Molecular epidemiology analysis of respiratory viruses indicated that RSV (ON1 strain), and HRV were the most frequently detected viruses, in infants with bronchiolitis and in all-age cystic fibrosis patients, respectively. Analysis of the nasal microbiota of bronchiolitis infants revealed that RSV-positive group, as well as the RSV-A group, had a lower biodiversity (including beneficial species: probiotic or anti-inflammatory species), a specific microbial profile with a relative abundance of pathobiont species S. pneumonia (p=0.0004) and a general loss of connectivity among microbes with respect to the RSV-negative one. As far as the evaluation of innate immunity response in infants infected with different RSV strains or in HRV infected CF patients was concerned, our results indicated that the gene expression levels of IFNLR1 and IL10RB positively correlated to each other (p=0.037, r=0.230) and did not differ in infants infected with RSV strains, NA1, ON1 and BA. The ISGs levels also correlated between them (p<0.0001, r=0.630) but differed among RSV groups. In particular, MxA and ISG56 mRNA levels were higher in NA1-infected infants than in those with ON1 and BA (p<0.05); interestingly, a moderate negative correlation existed between RSV load and both ISGs values in ON1-infected infants (MxA: p=0.010, r=-0.378; ISG56: p=0.035, r=-0.316). Furthermore, CF patients infected with HRV A, B or C species exhibited higher levels of TLR2, TLR4 and TLR8 as compared to HRV negative patients (p<0.05). These TLRs correlate with high level of HRV load (TLR2: p=0.003, r=0.39; TLR4: p=0.03, r=0.29; TLR8: p=0.001, r=0.42). Also, HRV positive patients co-colonized by S. aureus or P. aeruginosa showed enhanced amounts of TLR2 and TLR2/4-mRNAs expression, respectively (p<0.05 for all genes). In the case of presence of both bacteria TLR8 and TLR9-mRNAs levels were elevated in positive HRV patients. Moreover, ex vivo IFN-β stimulation of nasopharyngeal cells collected from CF patients, induced a lower increase of ISG15 levels (3-fold) compared to that detected in respiratory cells from healthy donors (18-fold increase, p<0.05).

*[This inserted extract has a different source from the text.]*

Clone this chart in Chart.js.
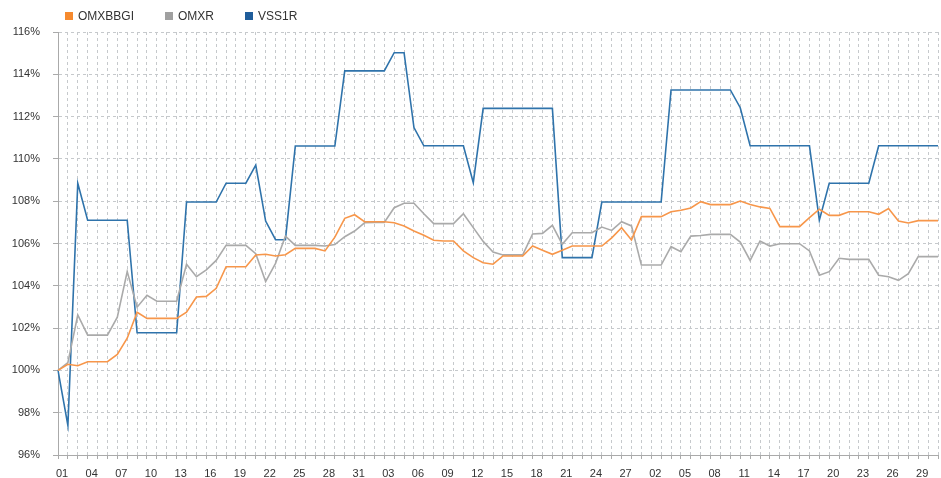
<!DOCTYPE html>
<html>
<head>
<meta charset="utf-8">
<script src="https://cdn.jsdelivr.net/npm/chart.js@4/dist/chart.umd.min.js"></script>
<style>
    body { margin: 0; background: #fff; }
    #wrap { position: relative; width: 941px; height: 478px; }
    #legend { position: absolute; left: 65px; top: 9px; display: flex; gap: 31px;
              font: 12px "Liberation Sans", Arial, sans-serif; color: #333; }
    #legend span.item { display: flex; align-items: center; }
    #legend span.box { width: 8px; height: 8px; margin-right: 5px; display: inline-block; }
</style>
</head>
<body>
<div id="wrap">
    <canvas id="chart" width="941" height="478"></canvas>
    <div id="legend"></div>
</div>
<script>
// one label per day, 1 Jan - 31 Mar
const days = [
    "01","02","03","04","05","06","07","08","09","10","11","12","13","14","15","16",
    "17","18","19","20","21","22","23","24","25","26","27","28","29","30","31",
    "01","02","03","04","05","06","07","08","09","10","11","12","13","14","15","16",
    "17","18","19","20","21","22","23","24","25","26","27","28",
    "01","02","03","04","05","06","07","08","09","10","11","12","13","14","15","16",
    "17","18","19","20","21","22","23","24","25","26","27","28","29","30","31"
];

const omxbbgi = [
    100, 100.29, 100.22, 100.41, 100.41, 100.41, 100.76, 101.52, 102.75, 102.46,
    102.46, 102.46, 102.46, 102.75, 103.47, 103.5, 103.88, 104.9, 104.9, 104.9,
    105.46, 105.49, 105.41, 105.47, 105.77, 105.77, 105.77, 105.65, 106.3, 107.19,
    107.36, 107.03, 107.03, 107.03, 106.98, 106.83, 106.59, 106.39, 106.15, 106.12,
    106.12, 105.65, 105.33, 105.09, 105.02, 105.41, 105.41, 105.41, 105.88, 105.68,
    105.49, 105.68, 105.88, 105.88, 105.88, 105.88, 106.27, 106.75, 106.17, 107.27,
    107.27, 107.27, 107.5, 107.57, 107.68, 107.98, 107.84, 107.84, 107.84, 108.01,
    107.84, 107.73, 107.66, 106.8, 106.8, 106.8, 107.22, 107.62, 107.33, 107.33,
    107.5, 107.5, 107.5, 107.38, 107.65, 107.06, 106.97, 107.08, 107.08, 107.08
];

const omxr = [
    100, 100.37, 102.62, 101.67, 101.67, 101.67, 102.52, 104.67, 102.99, 103.55,
    103.27, 103.27, 103.27, 105.02, 104.43, 104.75, 105.2, 105.91, 105.91, 105.91,
    105.52, 104.2, 105.06, 106.35, 105.91, 105.91, 105.91, 105.88, 105.95, 106.32,
    106.59, 106.98, 106.99, 107.0, 107.69, 107.9, 107.9, 107.41, 106.94, 106.94,
    106.94, 107.41, 106.75, 106.1, 105.6, 105.46, 105.46, 105.46, 106.45, 106.48,
    106.86, 105.96, 106.51, 106.51, 106.51, 106.78, 106.62, 107.03, 106.83, 104.98,
    104.98, 104.98, 105.85, 105.61, 106.35, 106.38, 106.43, 106.43, 106.43, 106.07,
    105.2, 106.12, 105.88, 105.99, 105.99, 105.99, 105.65, 104.5, 104.67, 105.3,
    105.25, 105.25, 105.25, 104.5, 104.43, 104.26, 104.57, 105.38, 105.38, 105.38
];

const vss1r = [
    100, 97.4, 108.85, 107.1, 107.1, 107.1, 107.1, 107.1, 101.78, 101.78,
    101.78, 101.78, 101.78, 107.96, 107.96, 107.96, 107.96, 108.85, 108.85, 108.85,
    109.71, 107.06, 106.18, 106.18, 110.61, 110.61, 110.61, 110.61, 110.61, 114.16,
    114.16, 114.16, 114.16, 114.16, 115.02, 115.02, 111.48, 110.62, 110.62, 110.62,
    110.62, 110.62, 108.88, 112.39, 112.39, 112.39, 112.39, 112.39, 112.39, 112.39,
    112.39, 105.33, 105.33, 105.33, 105.33, 107.96, 107.96, 107.96, 107.96, 107.96,
    107.96, 107.96, 113.26, 113.26, 113.26, 113.26, 113.26, 113.26, 113.26, 112.42,
    110.62, 110.62, 110.62, 110.62, 110.62, 110.62, 110.62, 107.1, 108.85, 108.85,
    108.85, 108.85, 108.85, 110.62, 110.62, 110.62, 110.62, 110.62, 110.62, 110.62
];

const yTicks = [96, 98, 100, 102, 104, 106, 108, 110, 112, 114, 116];

const series = [
    { label: "OMXBBGI", data: omxbbgi, line: "#f7964a", box: "#f68a2e" },
    { label: "OMXR", data: omxr, line: "#aaaaaa", box: "#a0a0a0" },
    { label: "VSS1R", data: vss1r, line: "#2f73ab", box: "#1f5d9b" }
];

// html legend
const legend = document.getElementById("legend");
series.forEach(s => {
    let item = document.createElement("span");
    item.className = "item";
    item.innerHTML = `<span class="box" style="background:${s.box}"></span>${s.label}`;
    legend.appendChild(item);
});

const font = { family: "'Liberation Sans', Arial, sans-serif", size: 11 };

new Chart(document.getElementById("chart"), {
    type: "line",
    data: {
        labels: days,
        datasets: series.map(s => ({
            label: s.label,
            data: s.data,
            borderColor: s.line,
            backgroundColor: s.line,
            borderWidth: 1.6,
            pointRadius: 0,
            tension: 0
        }))
    },
    options: {
        responsive: false,
        animation: false,
        layout: { padding: { top: 32, right: 3, bottom: 0, left: 0 } },
        plugins: { legend: { display: false }, tooltip: { enabled: false } },
        scales: {
            x: {
                offset: false,
                grid: { color: "#c6c9cc", tickLength: 4, tickColor: "#aaa" },
                border: { color: "#aaa", width: 1, dash: [3, 3] },
                ticks: {
                    autoSkip: false,
                    maxRotation: 0,
                    padding: 8,
                    labelOffset: 4,
                    color: "#333",
                    font: font,
                    callback: (v, i) => (i % 3 === 0 ? days[i] : "")
                },
                afterFit: s => {
                    s.height = 23;
                    s.paddingLeft = 0;
                    s.paddingRight = 0;
                }
            },
            y: {
                min: 96,
                max: 116,
                afterBuildTicks: s => { s.ticks = yTicks.map(v => ({ value: v })); },
                grid: { color: "#c6c9cc", tickLength: 5, tickColor: "#aaa" },
                border: { color: "#aaa", width: 1, dash: [3, 3] },
                ticks: {
                    padding: 13,
                    color: "#333",
                    font: font,
                    callback: v => v + "%"
                },
                afterFit: s => { s.width = 58; }
            }
        }
    }
});
</script>
</body>
</html>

Results obtained during my PhD project in Life Science underlined a key role played by RSV and HRV in bronchiolitis and cystic fibrosis, respectively. On one hand, RSV infection in bronchiolitis infants (and specifically that caused by RSV-A strain) emphasized a significant perturbation in the nasal microbiota structure, defining a state of dysbiosis. RSV strains could also differentially regulate IFN pathways; the reduced ISGs levels elicited during infections with RSV-A ON1 (and BA) might cause a weaker control of RSV replication and or an inadequate antiviral immune response. On the other hands, HRV infection in CF resulted in a profound dysregulation of the antiviral defence, as indicated by the alterations observed in the expression of TLRs as well as by the reduced responsiveness of the respiratory cells to ex vivo IFN-I stimulation. In addition, HRV can promote bacteria colonization resulting in detrimental effects in CF individuals.